About 125 cameras have been installed throughout Iraq to monitor armaments activities. They will be switched through to a control room 7,000 miles away in New York. The Big Brother operation will be managed by Unscom, the UN commission that was set up in April 1991 in the aftermath of the war. Headed by Swedish diplomat, Rolf Ekeus, its task has been three-fold: to identify Iraq's arsenal of weapons of mass destruction, to dismantle them and to ensure that Baghdad does not develop new ones. It is in this last mission that the banks of flickering screens in New York will be vital.

With its extraordinary powers to intrude on the Iraqi military, Unscom is what Baghdad has suffered for its invasion of Kuwait five years ago today. It is also linked with the maintenance of the harsh sanctions imposed on the country after the war.

Only when Mr Ekeus is convinced that all banned weapons are gone will the UN consider easing the sanctions. After more than four years of playing cat and mouse with the Iraqis, Mr Ekeus may at last be approaching the end of the "discovery and destruction" phase. On Thursday, he departs for Baghdad to receive a formal report from the government on its past biological weapons programme and what happened to it. If he is satisfied, he may declare to the Security Council that Iraq's mass destruction capability is ended. In theory, at that point, the lifting the sanctions on Saddam Hussein could begin.

Mr Ekeus's team is relatively small, but must count as one of the most productive UN agencies. In New York, he has about 50 officials. There are about 20 people at a field base in Bahrain and anything up to 100 inspectors at one time in Iraq. The mission has been to go into Iraq, find its banned weapons installations and blow them up. One building was so large and so reinforced, it would have taken 400 tons of TNT to do the job, so they entombed it in concrete instead.
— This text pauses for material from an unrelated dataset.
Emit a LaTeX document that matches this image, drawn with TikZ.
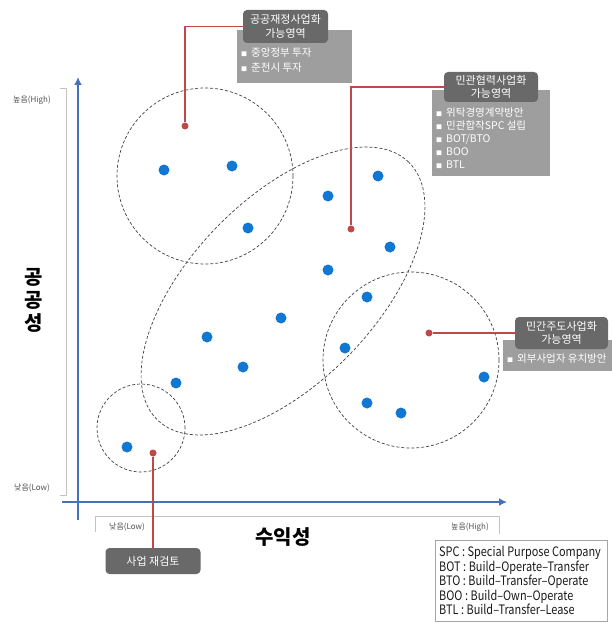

Iraq has done everything to frustrate the commission. In the beginning, Baghdad denied that it had either a nuclear or a biological weapons programme. Its nuclear facilities were discovered early on and mostly disabled in 1991. On long-range missiles, Scuds or their derivatives, and chemical weapons Baghdad grossly under-reported the numbers of weapons and related materials that they had.

It took Baghdad until last month to concede that it had had a long-running germ warfare programme in the late 1980s and had produced large quantities of deadly agents, including anthrax. So far, however, it denies ever having progressed into weapons production, a claim that many find unconvincing.

Even so, Mr Ekeus has told the Security Council that he believes Iraq to be rid of weapons in the nuclear, ballistic and chemicals categories. Even Britain and the United States, the two council members that have been most forthright on the need to complete the mission utterly before easing sanctions, admit that the endgame may be approaching. "No-one can deny that we are getting there, but exactly when it will all be over is anyone's guess," one senior diplomat conceded this week.

However, in its monitoring role, Unscom is likely to be in business for a very long time.

Mr Ekeus could never be 100 per cent sure that covert weapons research or even manufacturing may not be resuming in another corner of the country.

Even the cameras guarantee nothing: it is amazing what can be done with a Hollywood-style backdrop.